WRITTEN INSTRUCTION: Starting with the first line of the data below, copy each line up to and including the one containing "ax = fig.add_axes([0.1335, 0.1984, 0.8318, 0.7617])". Pictures stay out.

>>>

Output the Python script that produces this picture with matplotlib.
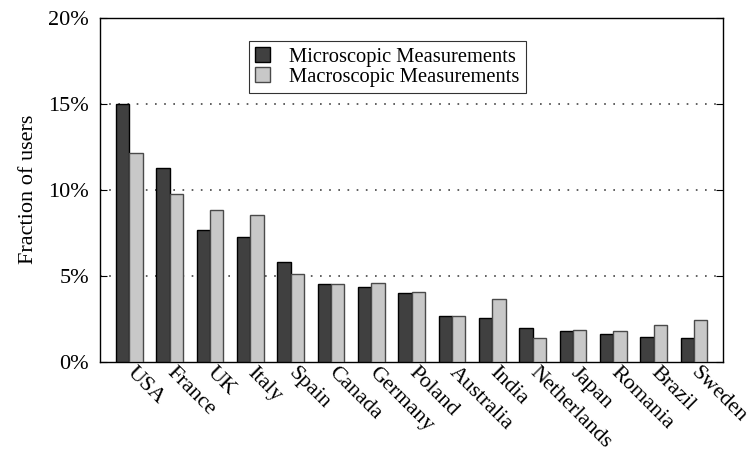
import matplotlib
matplotlib.use("Agg")
import matplotlib.pyplot as plt
import numpy as np
from matplotlib.ticker import FuncFormatter

countries = ["USA", "France", "UK", "Italy", "Spain", "Canada", "Germany", "Poland",
             "Australia", "India", "Netherlands", "Japan", "Romania", "Brazil", "Sweden"]
micro = [15.0, 11.28, 7.67, 7.26, 5.82, 4.51, 4.34, 3.97, 2.63, 2.53, 1.98, 1.79, 1.60, 1.42, 1.38]
macro = [12.12, 9.77, 8.85, 8.54, 5.10, 4.53, 4.57, 4.03, 2.63, 3.66, 1.37, 1.83, 1.77, 2.12, 2.41]
yticks = [0, 5, 10, 15, 20]

plt.rcParams['font.family'] = ['Liberation Serif', 'DejaVu Serif']

fig = plt.figure(figsize=(7.49, 4.51), dpi=100)
ax = fig.add_axes([0.1335, 0.1984, 0.8318, 0.7617])

x = np.arange(len(countries))
w = 0.33
ax.bar(x - w/2, micro, w, color='#404040', edgecolor='black', linewidth=1.0,
       label='Microscopic Measurements', zorder=3)
ax.bar(x + w/2, macro, w, color='#c8c8c8', edgecolor='#4a4a4a', linewidth=1.0,
       label='Macroscopic Measurements', zorder=3)

ax.set_xlim(-0.73, len(countries) - 1 + 0.72)
ax.set_ylim(0, 20)
ax.set_yticks(yticks)
ax.yaxis.set_major_formatter(FuncFormatter(lambda v, p: f"{int(v)}%"))
ax.tick_params(axis='y', direction='in', length=5, right=True, labelsize=16, width=0.8, pad=8)
ax.set_xticks(x)
ax.set_xticklabels(countries, rotation=-45, rotation_mode='anchor', ha='left', va='center', fontsize=16)
ax.tick_params(axis='x', length=0, pad=6)
for v in [5, 10, 15]:
    ax.axhline(v, color='#444444', linestyle=(0, (1, 4.5)), linewidth=1.2, zorder=1)
for s in ax.spines.values():
    s.set_linewidth(1.0)
ax.set_ylabel('Fraction of users', fontsize=16, labelpad=7)

leg = ax.legend(loc='upper left', bbox_to_anchor=(0.239, 0.933), fontsize=14.8, frameon=True,
                fancybox=False, edgecolor='black', handlelength=0.75, handleheight=0.75,
                borderpad=0.3, labelspacing=0.0, handletextpad=0.9, borderaxespad=0)
leg.get_frame().set_linewidth(0.8)

fig.savefig('out.png', dpi=100)
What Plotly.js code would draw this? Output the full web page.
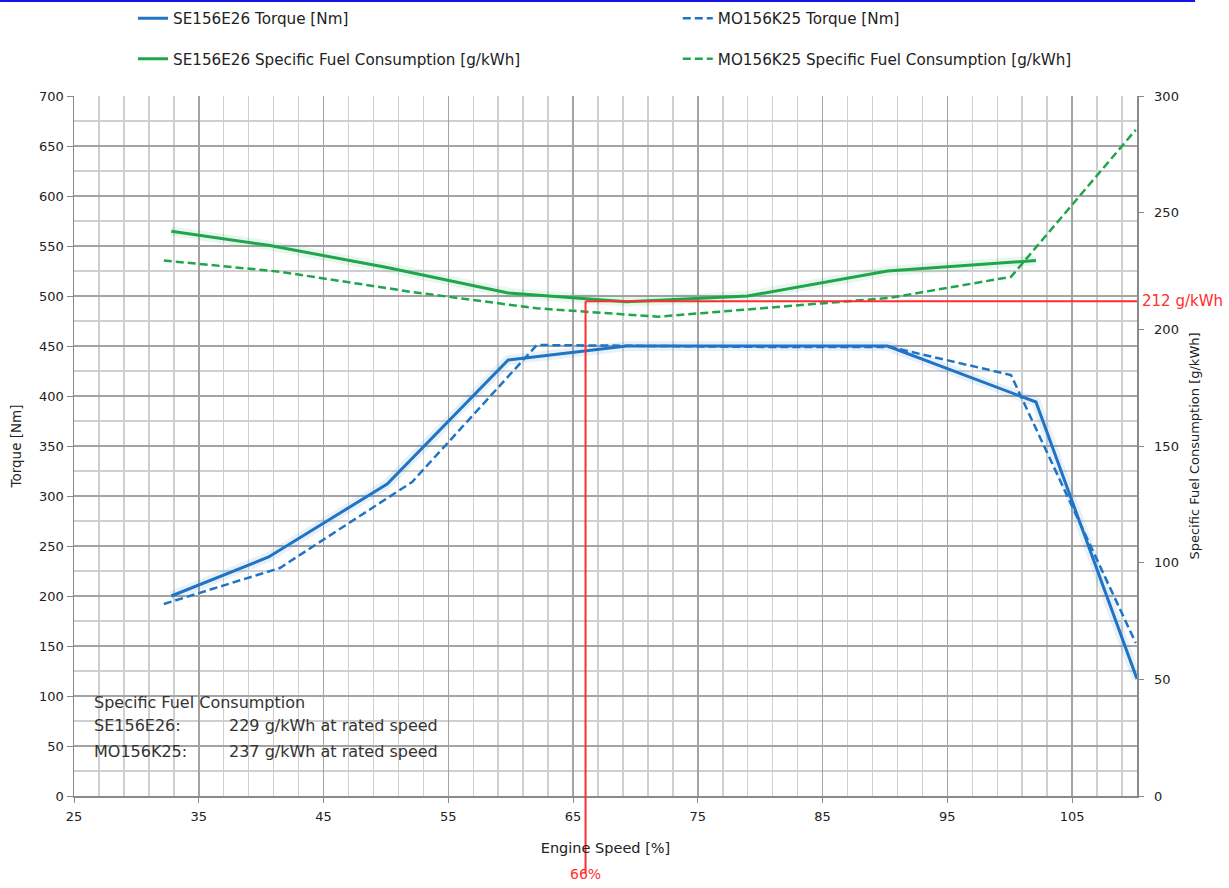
<!DOCTYPE html>
<html><head><meta charset="utf-8">
<script src="https://cdn.plot.ly/plotly-3.0.1.min.js"></script>
<style>html,body{margin:0;padding:0;background:#fff}#chart{width:1229px;height:888px}</style>
</head><body><div id="chart"></div>
<script>
// ---- data ----
const seSpeed  = [32.8, 40.6, 50.1, 59.8, 69.3, 79.0, 90.2, 102.1, 110.2];
const seTorque = [200, 239, 312, 436, 450, 450, 450, 394, 117];
const seSfc    = [242, 236, 226.5, 215.6, 211.8, 214.3, 225, 229.5, null];

const moSpeed  = [32.2, 41.5, 52.1, 62.1, 71.8, 81.2, 90.4, 100.1, 110.1];
const moTorque = [192, 228, 314, 451, 450, 449, 449, 421, 153];
const moSfc    = [229.5, 224.7, 216, 209, 205.4, 209.5, 213.5, 222.5, 285.5];

const seriesNames = ['SE156E26 Torque [Nm]', 'MO156K25 Torque [Nm]',
  'SE156E26 Specific Fuel Consumption [g/kWh]', 'MO156K25 Specific Fuel Consumption [g/kWh]'];

const minSfcSpeed = 66;      // %
const minSfcValue = 212;     // g/kWh
const speedRange = [25, 110.2];
const torqueRange = [0, 700];
const sfcRange = [0, 300];
const noteLines = ['Specific Fuel Consumption', 'SE156E26:', 'MO156K25:'];
const noteValues = ['229 g/kWh at rated speed', '237 g/kWh at rated speed'];

// ---- styling ----
const BLUE = '#1f74c4', GREEN = '#1fa64c', RED = '#ff2d2d';
const FONT = 'DejaVu Sans, Liberation Sans, sans-serif';
const GRID = '#a4a4a4', MINOR = '#cfcfcf', AX = '#8a8a8a';

const glow = (x, y, color, yaxis) => ({x: x, y: y, mode: 'lines', yaxis: yaxis, showlegend: false,
  hoverinfo: 'skip', line: {color: color, width: 10}});

const traces = [
  glow(seSpeed, seTorque, 'rgba(31,116,196,0.10)', 'y'),
  {x: seSpeed, y: seTorque, name: seriesNames[0], mode: 'lines', legend: 'legend',
   line: {color: BLUE, width: 3}},
  {x: moSpeed, y: moTorque, name: seriesNames[1], mode: 'lines', legend: 'legend2',
   line: {color: BLUE, width: 2.5, dash: '8px,4px'}},
  glow(seSpeed, seSfc, 'rgba(31,166,76,0.10)', 'y2'),
  {x: seSpeed, y: seSfc, name: seriesNames[2], mode: 'lines', yaxis: 'y2', legend: 'legend3',
   line: {color: GREEN, width: 3}},
  {x: moSpeed, y: moSfc, name: seriesNames[3], mode: 'lines', yaxis: 'y2', legend: 'legend4',
   line: {color: GREEN, width: 2.5, dash: '8px,4px'}}
];

function leg(x, y) {
  return {orientation: 'h', xanchor: 'left', yanchor: 'middle', x: x, y: y,
    bgcolor: 'rgba(0,0,0,0)', font: {family: FONT, size: 15.2, color: '#222'}};
}

const noteFont = {size: 16, color: '#333'};

const layout = {
  width: 1229, height: 888,
  margin: {l: 74, r: 92, t: 96, b: 92, autoexpand: false},
  paper_bgcolor: '#fff', plot_bgcolor: '#fff',
  font: {family: FONT, size: 13, color: '#222'},
  showlegend: true,
  legend: leg(0.0555, 1.111),
  legend2: leg(0.568, 1.111),
  legend3: leg(0.0555, 1.053),
  legend4: leg(0.568, 1.053),
  xaxis: {range: speedRange, tick0: 25, dtick: 10, showgrid: true, gridcolor: GRID, gridwidth: 1.5,
    minor: {tick0: 25, dtick: 2, showgrid: true, gridcolor: MINOR, gridwidth: 1.5},
    ticks: 'outside', ticklen: 5, tickcolor: AX, showline: true, linecolor: AX, linewidth: 1.5,
    zeroline: false, tickfont: {size: 13}, ticklabelstandoff: 3,
    title: {text: 'Engine Speed [%]', standoff: 20, font: {size: 14.5}}},
  yaxis: {range: torqueRange, dtick: 50, showgrid: true, gridcolor: GRID, gridwidth: 1.5,
    minor: {dtick: 25, showgrid: true, gridcolor: MINOR, gridwidth: 1.5},
    ticks: 'outside', ticklen: 6, tickcolor: AX, showline: true, linecolor: AX, linewidth: 1.5,
    zeroline: false, tickfont: {size: 13},
    title: {text: 'Torque [Nm]', standoff: 14, font: {size: 13.5}}},
  yaxis2: {range: sfcRange, dtick: 50, overlaying: 'y', side: 'right', showgrid: false,
    ticks: 'outside', ticklen: 5, tickcolor: AX, showline: true, linecolor: AX, linewidth: 1.5,
    zeroline: false, tickfont: {size: 13}, ticklabelstandoff: 8,
    title: {text: 'Specific Fuel Consumption [g/kWh]', standoff: 12, font: {size: 13}}},
  shapes: [
    {type: 'line', xref: 'x', yref: 'y2', x0: minSfcSpeed, x1: minSfcSpeed, y0: 0, y1: minSfcValue,
     line: {color: RED, width: 2}},
    {type: 'line', xref: 'x', yref: 'paper', x0: minSfcSpeed, x1: minSfcSpeed, y0: -0.11, y1: 0,
     line: {color: RED, width: 2}},
    {type: 'line', xref: 'x', yref: 'y2', x0: minSfcSpeed, x1: speedRange[1], y0: minSfcValue, y1: minSfcValue,
     line: {color: RED, width: 2}},
    {type: 'line', xref: 'paper', yref: 'paper', x0: -0.0696, x1: 1.0546, y0: 1.1357, y1: 1.1357,
     line: {color: '#1414e6', width: 2}}
  ],
  annotations: [
    {xref: 'paper', yref: 'y2', x: 1, y: minSfcValue, xanchor: 'left', yanchor: 'middle', xshift: 3,
     text: minSfcValue + ' g/kWh', showarrow: false, font: {color: RED, size: 15}},
    {xref: 'x', yref: 'paper', x: minSfcSpeed, y: -0.097, xanchor: 'center', yanchor: 'top',
     text: minSfcSpeed + '%', showarrow: false, font: {color: RED, size: 14}},
    {xref: 'paper', yref: 'paper', x: 0.0169, y: 0.134, xanchor: 'left', yanchor: 'middle',
     text: noteLines[0], showarrow: false, font: noteFont},
    {xref: 'paper', yref: 'paper', x: 0.0169, y: 0.101, xanchor: 'left', yanchor: 'middle',
     text: noteLines[1], showarrow: false, font: noteFont},
    {xref: 'paper', yref: 'paper', x: 0.0169, y: 0.064, xanchor: 'left', yanchor: 'middle',
     text: noteLines[2], showarrow: false, font: noteFont},
    {xref: 'paper', yref: 'paper', x: 0.144, y: 0.101, xanchor: 'left', yanchor: 'middle',
     text: noteValues[0], showarrow: false, font: noteFont},
    {xref: 'paper', yref: 'paper', x: 0.144, y: 0.064, xanchor: 'left', yanchor: 'middle',
     text: noteValues[1], showarrow: false, font: noteFont}
  ]
};

Plotly.newPlot('chart', traces, layout, {displayModeBar: false, staticPlot: true});
</script>
</body></html>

<<<

THE RESPONSE:
Output the Python script that produces this picture with matplotlib.
import matplotlib
matplotlib.use("Agg")
import matplotlib.pyplot as plt
import numpy as np
from matplotlib.ticker import FuncFormatter

countries = ["USA", "France", "UK", "Italy", "Spain", "Canada", "Germany", "Poland",
             "Australia", "India", "Netherlands", "Japan", "Romania", "Brazil", "Sweden"]
micro = [15.0, 11.28, 7.67, 7.26, 5.82, 4.51, 4.34, 3.97, 2.63, 2.53, 1.98, 1.79, 1.60, 1.42, 1.38]
macro = [12.12, 9.77, 8.85, 8.54, 5.10, 4.53, 4.57, 4.03, 2.63, 3.66, 1.37, 1.83, 1.77, 2.12, 2.41]
yticks = [0, 5, 10, 15, 20]

plt.rcParams['font.family'] = ['Liberation Serif', 'DejaVu Serif']

fig = plt.figure(figsize=(7.49, 4.51), dpi=100)
ax = fig.add_axes([0.1335, 0.1984, 0.8318, 0.7617])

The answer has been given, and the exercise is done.